D’après les documents officiels de liquidation administrative du groupement B conservés au Service Historique de la Défense à Vincennes, ce sont 2 415 résistants F.F.I. qui constituaient, à la Libération, les effectifs du groupement B, sous les ordres de 114 officiers et sous-officiers. Après la Libération, le groupement B des F.F.I. déclarera avoir tué ou blessé 182 soldats allemands et capturé 543 prisonniers, déplorant de son coté 50 combattants F.F.I. tués.
La guerre terminée, les résistants d’hier reprirent le cours de leur vie, sans jamais pouvoir oublier cette période marquante. Porté par les Combattants volontaires de la Résistance (C.V.R.) un projet de monument voit le jour.

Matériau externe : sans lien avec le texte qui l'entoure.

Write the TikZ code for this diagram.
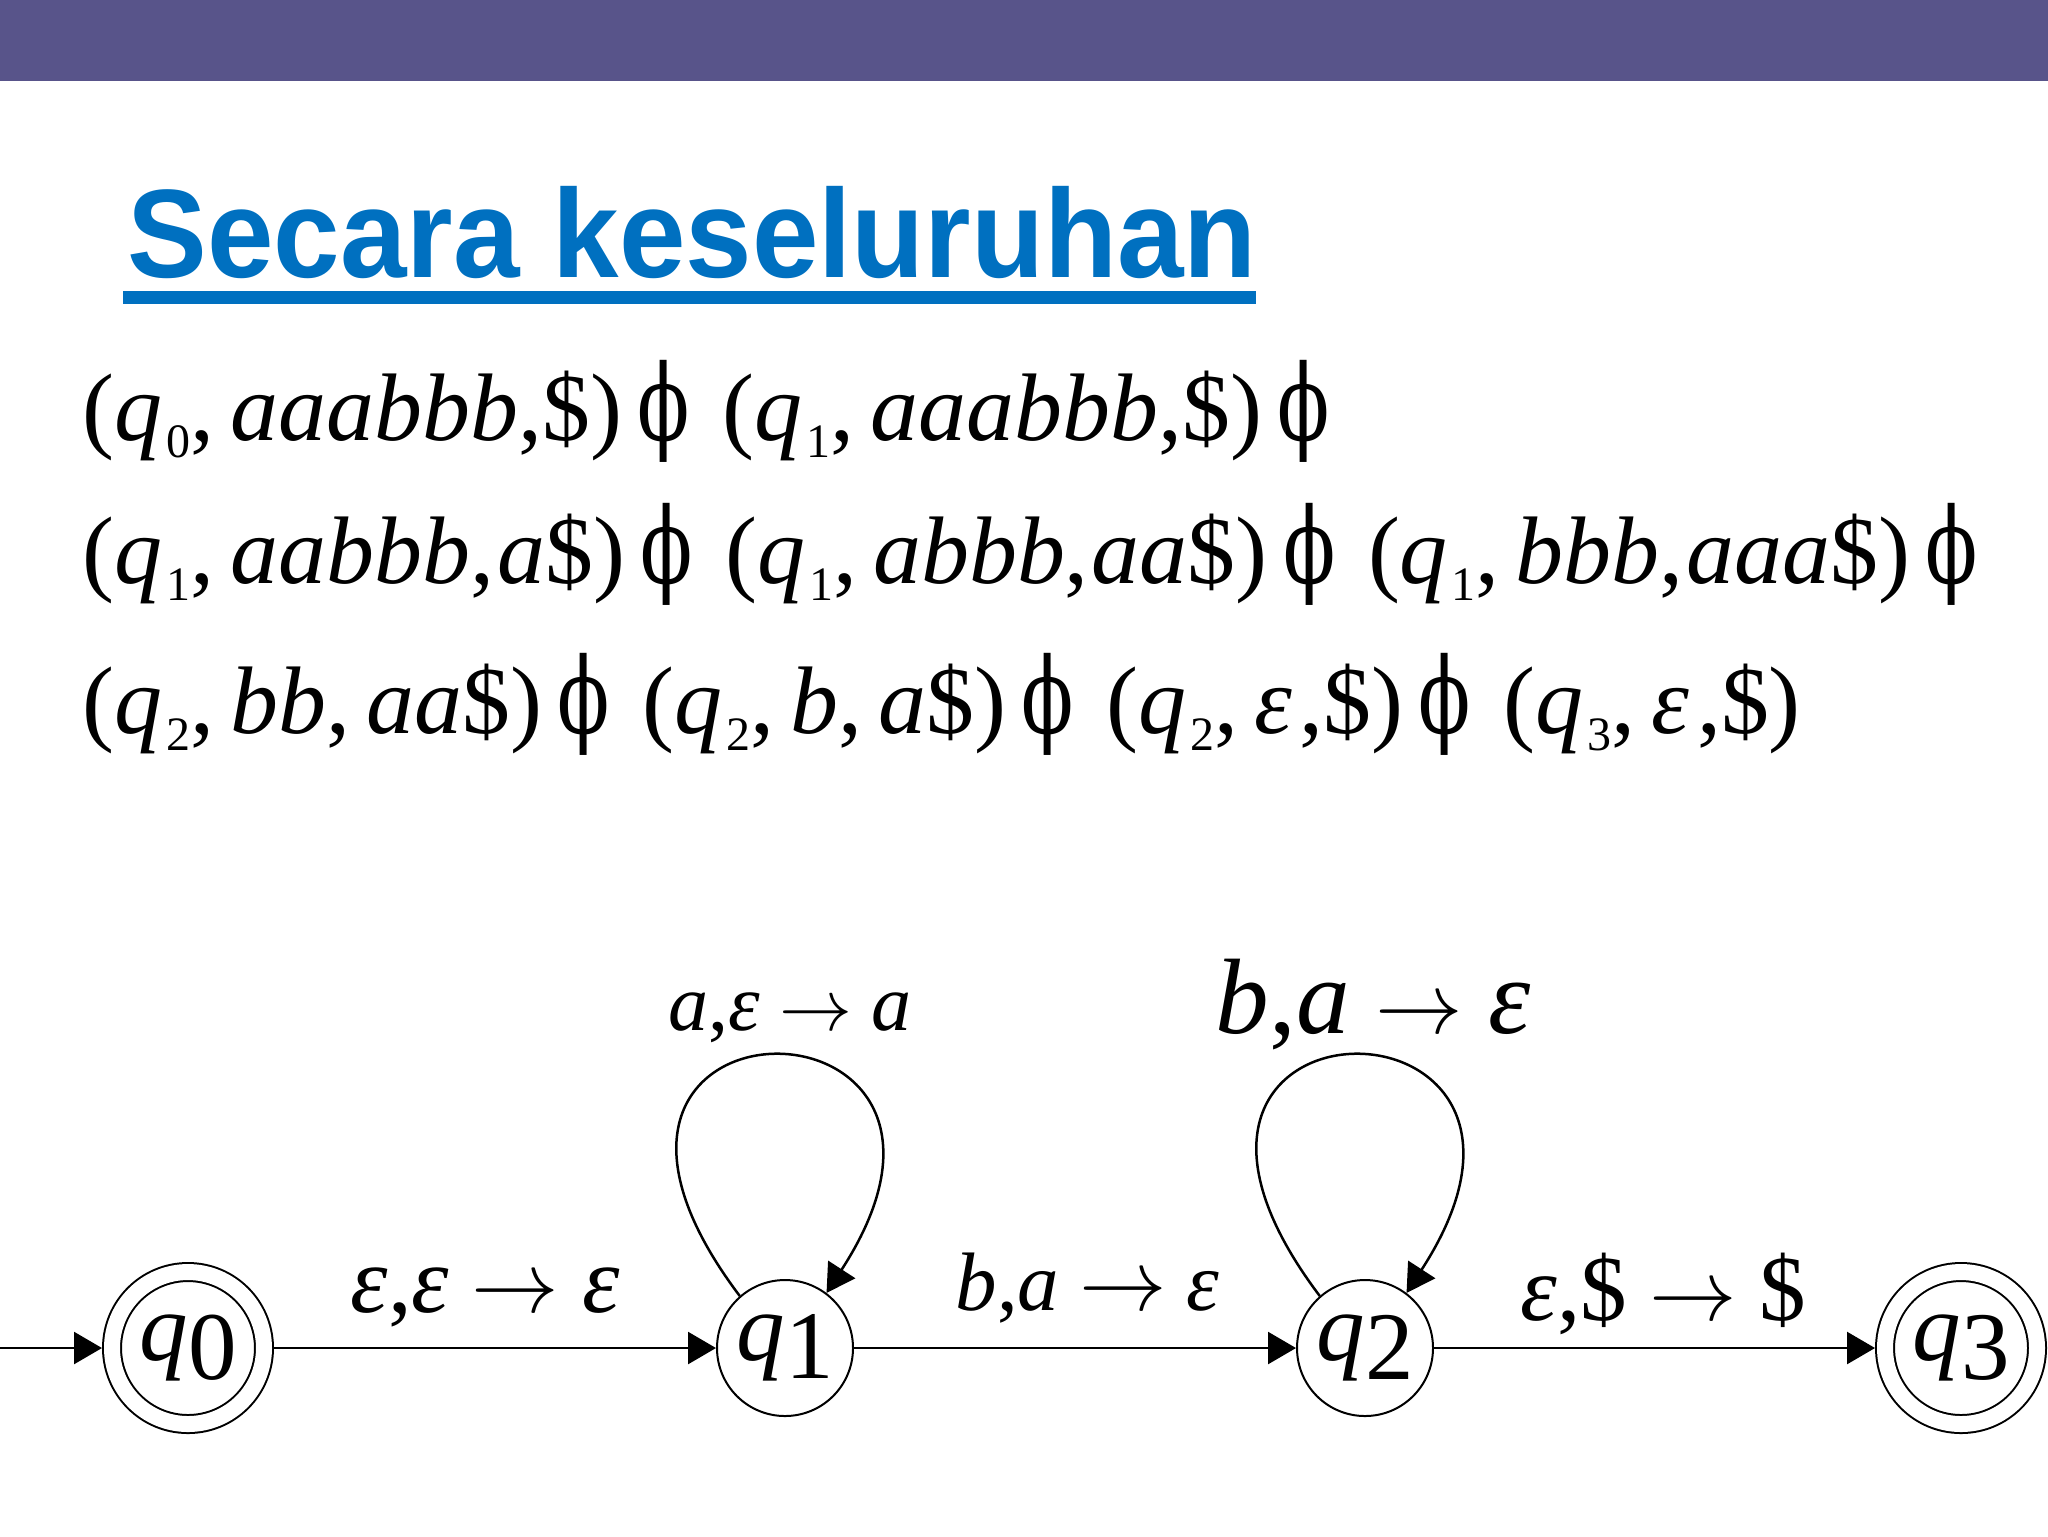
\documentclass[tikz,border=0pt]{standalone}
\usepackage{fontspec}
\setmainfont{Liberation Serif}
\newfontfamily\titlefont{Liberation Sans}
\newfontfamily\phifont{DejaVu Serif}
\usetikzlibrary{positioning,arrows.meta}
\definecolor{barcol}{RGB}{88,84,138}
\definecolor{titleblue}{RGB}{0,112,192}
\newcommand\qq[1]{\textit{q}\kern0.04em\raisebox{-0.18em}{\scalebox{0.5}{#1}}}
\newcommand\qn[1]{\raisebox{-0.12em}{\textit{q}\raisebox{-0.19em}{#1}}}
\newcommand\yields{\hspace{0.16em}\scalebox{0.8}[1.1]{\phifont ϕ}\hspace{0.34em}}
\newcommand\csep{\hspace{0.03em}}
\newcommand\eps{\textit{ε}\kern0.08em}
\newcommand\too{\hspace{0.24em}$\rightarrow$\hspace{0.24em}}

\begin{document}
\begin{tikzpicture}[x=0.1mm,y=-0.1mm,
		state/.style={circle,draw,line width=0.2mm,minimum size=13.6mm,inner sep=0pt,font=\fontsize{27.6pt}{30pt}\selectfont},
		accepting/.style={double,double distance=1.6mm,minimum size=15.2mm,outer sep=1mm},
		trans/.style={-{Triangle[length=2.8mm,width=3.2mm]},line width=0.25mm},
		conf/.style={anchor=base west,inner sep=0pt,font=\fontsize{27.3pt}{30pt}\selectfont},
		tlabel/.style={anchor=base west,inner sep=0pt}]
		\useasboundingbox (0,0) rectangle (2048,1536);
		\fill[barcol] (0,0) rectangle (2048,81);
		
		\node[anchor=base west,inner sep=0pt,text=titleblue,font=\titlefont\bfseries\fontsize{35.8pt}{40pt}\selectfont] (title) at (127,277) {\scalebox{0.95}[1]{Secara keseluruhan}};
		\fill[titleblue] (123,291) rectangle (1256,304);
		
		\node[conf] (c1) at (82,440) {(\qq0,\,\textit{aaabbb},\$)\yields(\qq1,\,\textit{aaabbb},\$)\yields};
		\node[conf] (c2) at (82,583) {(\qq1,\,\textit{aabbb},\csep\textit{a}\$)\yields(\qq1,\,\textit{abbb},\csep\textit{aa}\$)\yields(\qq1,\,\textit{bbb},\csep\textit{aaa}\$)\yields};
		\node[conf] (c3) at (82,733) {(\qq2,\,\textit{bb},\,\textit{aa}\$)\yields(\qq2,\,\textit{b},\,\textit{a}\$)\yields(\qq2,\,\eps,\$)\yields(\qq3,\,\eps,\$)};
		
		\node[state,accepting] (q0) at (188,1348) {\qn0};
		\node[state] (q1) at (785,1348) {\qn1};
		\node[state] (q2) at (1365,1348) {\qn2};
		\node[state,accepting] (q3) at (1961,1348) {\qn3};
		\coordinate (start) at (0,1348);
		
		\draw[trans] (start) -- (q0);
		\draw[trans] (q0) -- (q1);
		\draw[trans] (q1) -- (q2);
		\draw[trans] (q2) -- (q3);
		\draw[trans] (q1.131) .. controls +(-240,-318) and +(205,-316) .. (q1.53);
		\draw[trans] (q2.131) .. controls +(-240,-318) and +(205,-316) .. (q2.53);
		
		\node[tlabel,font=\fontsize{27pt}{30pt}\selectfont] (l01) at (350,1312) {\textit{ε},\textit{ε}\too\textit{ε}};
		\node[tlabel,font=\fontsize{22.8pt}{24pt}\selectfont] (l11) at (668,1030) {\textit{a},\textit{ε}\too\textit{a}};
		\node[tlabel,font=\fontsize{23.6pt}{26pt}\selectfont] (l12) at (955,1310) {\textit{b},\textit{a}\too\textit{ε}};
		\node[tlabel,font=\fontsize{30.5pt}{32pt}\selectfont] (l22) at (1215,1033) {\textit{b},\textit{a}\too\textit{ε}};
		\node[tlabel,font=\fontsize{26.5pt}{30pt}\selectfont] (l23) at (1520,1320) {\textit{ε},\$\too\$};
	\end{tikzpicture}
\end{document}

C’est à l’architecte Maurice Berry (1908-1995) qu’est confié cette lourde tâche. Architecte en chef des Monuments Historiques en charge du département de l’Aisne depuis 1948, ce dernier est alors renommé pour avoir contribué à la restauration de nombreux monuments en France dont les abbayes de Conques (12), Cluny (71) et Tournus (71), la vieille Bourse de Lille (59), mais aussi l’abbaye Saint-Jean-des-Vignes à Soissons, l’hôtel du Petit-Saint-Vincent à Laon, l’abbaye Saint-Martin à Laon ou encore le cloître des chanoines de la Cathédrale de Laon.

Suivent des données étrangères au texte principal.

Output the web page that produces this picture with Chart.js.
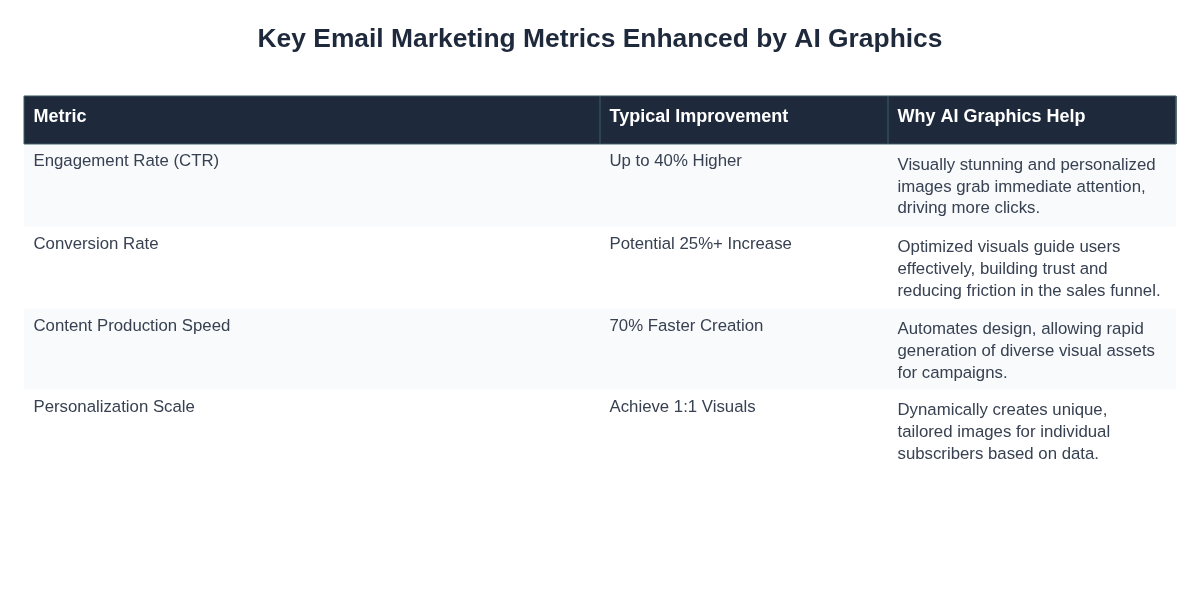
<!DOCTYPE html>
<html><head><meta charset="utf-8">
<style>html,body{margin:0;padding:0;background:#fff}canvas{display:block}</style>
<script src="https://cdn.jsdelivr.net/npm/chart.js@4"></script></head>
<body><canvas id="c" width="1200" height="600"></canvas>
<script>
const chartTitle = "Key Email Marketing Metrics Enhanced by AI Graphics";
const headers = ["Metric", "Typical Improvement", "Why AI Graphics Help"];
const metrics = ["Engagement Rate (CTR)", "Conversion Rate", "Content Production Speed", "Personalization Scale"];
const improvements = ["Up to 40% Higher", "Potential 25%+ Increase", "70% Faster Creation", "Achieve 1:1 Visuals"];
const reasons = [
  ["Visually stunning and personalized", "images grab immediate attention,", "driving more clicks."],
  ["Optimized visuals guide users", "effectively, building trust and", "reducing friction in the sales funnel."],
  ["Automates design, allowing rapid", "generation of diverse visual assets", "for campaigns."],
  ["Dynamically creates unique,", "tailored images for individual", "subscribers based on data."]
];
const columnShares = [2, 1, 1];
const rowHeights = [48, 82.5, 82, 81, 82];
const stripeFlags = [true, false, true, false];

const colEdges = columnShares.reduce((a, v) => (a.push(a[a.length - 1] + v), a), [0]);
const rowEdges = rowHeights.reduce((a, v) => (a.push(a[a.length - 1] + v), a), [0]);
const xMax = colEdges[colEdges.length - 1], yMax = rowEdges[rowEdges.length - 1];
const band = (top, color) => ({
  type: 'line', data: [{x: 0, y: top}, {x: xMax, y: top}], borderWidth: 0, pointRadius: 0,
  backgroundColor: color, borderColor: color
});
const datasets = [];
datasets.push({
  type: 'line', clip: false, fill: false, pointRadius: 0, borderWidth: 1, borderColor: '#3f5c63',
  data: [{x: 0, y: 0}, {x: xMax, y: 0}, {x: xMax, y: rowEdges[1]}, {x: 0, y: rowEdges[1]}, {x: 0, y: 0}]
});
colEdges.slice(1, -1).forEach(e => datasets.push({
  type: 'line', data: [{x: e, y: rowEdges[0]}, {x: e, y: rowEdges[1]}], borderWidth: 1,
  borderColor: '#2f4a56', pointRadius: 0, fill: false
}));
datasets.push(Object.assign(band(rowEdges[0], '#1e293b'), {fill: {value: rowEdges[1]}}));
stripeFlags.forEach((s, i) => {
  if (s) datasets.push(Object.assign(band(rowEdges[i + 1], '#f8fafc'), {fill: {value: rowEdges[i + 2]}}));
});

const tableText = {
  id: 'tableText',
  afterDatasetsDraw(chart) {
    const {ctx, scales: {x, y}} = chart;
    ctx.save();
    ctx.textBaseline = 'middle';
    ctx.textAlign = 'left';
    const padX = 9.5;
    ctx.font = 'bold 18px "Liberation Sans", Arial, sans-serif';
    ctx.fillStyle = '#ffffff';
    headers.forEach((h, c) => ctx.fillText(h, x.getPixelForValue(colEdges[c]) + padX, y.getPixelForValue(rowEdges[0]) + 21));
    ctx.font = '16.8px "Liberation Sans", Arial, sans-serif';
    ctx.fillStyle = '#374151';
    metrics.forEach((m, r) => {
      const top = y.getPixelForValue(rowEdges[r + 1]);
      ctx.fillText(m, x.getPixelForValue(colEdges[0]) + padX, top + 17.8);
      ctx.fillText(improvements[r], x.getPixelForValue(colEdges[1]) + padX, top + 17.8);
      reasons[r].forEach((l, i) => ctx.fillText(l, x.getPixelForValue(colEdges[2]) + padX, top + 21.3 + i * 21.7));
    });
    ctx.restore();
  }
};

new Chart(document.getElementById('c'), {
  type: 'line',
  data: {datasets},
  plugins: [tableText],
  options: {
    responsive: false, animation: false, devicePixelRatio: 1,
    events: [],
    layout: {padding: {left: 24, right: 24, top: 0, bottom: 128.5}},
    scales: {
      x: {type: 'linear', display: false, min: 0, max: xMax},
      y: {type: 'linear', display: false, min: 0, max: yMax, reverse: true}
    },
    plugins: {
      legend: {display: false}, tooltip: {enabled: false},
      title: {
        display: true, text: chartTitle, color: '#1e293b',
        font: {family: '"Liberation Sans", Arial, sans-serif', size: 26.4, weight: 'bold'},
        padding: {top: 24, bottom: 40.3}
      }
    }
  }
});
</script></body></html>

Quant au sculpteur choisi pour réaliser les hauts-reliefs, il s’agit d’André Bizette-Lindet (1906-1998). Grand prix de Rome de sculpture en 1930, élève d’Antoine Injalbert puis de Paul Landowski, on lui doit les figures des portes de bronze du Musée d’Art Moderne de la ville de Paris, mais aussi, dans le même registre que le monument de Chauny, la fresque représentant le Fezzan au sein du mémorial de la France combattante au Mont Valérien (92). Fruit de leur travail, le monument dédié aux Résistants et Déportés du Groupement B est inauguré à Chauny le 9 mai 1965 et honore encore aujourd’hui leur mémoire.
Dans le cadre des commémorations du 80e anniversaire de la Seconde Guerre mondiale, et afin de valoriser cette histoire, une borne du réseau départemental « Aisne Terre de Mémoire » a été inaugurée en ce lieu le 27 mai 2024 à l’occasion de la Journée nationale de la Résistance.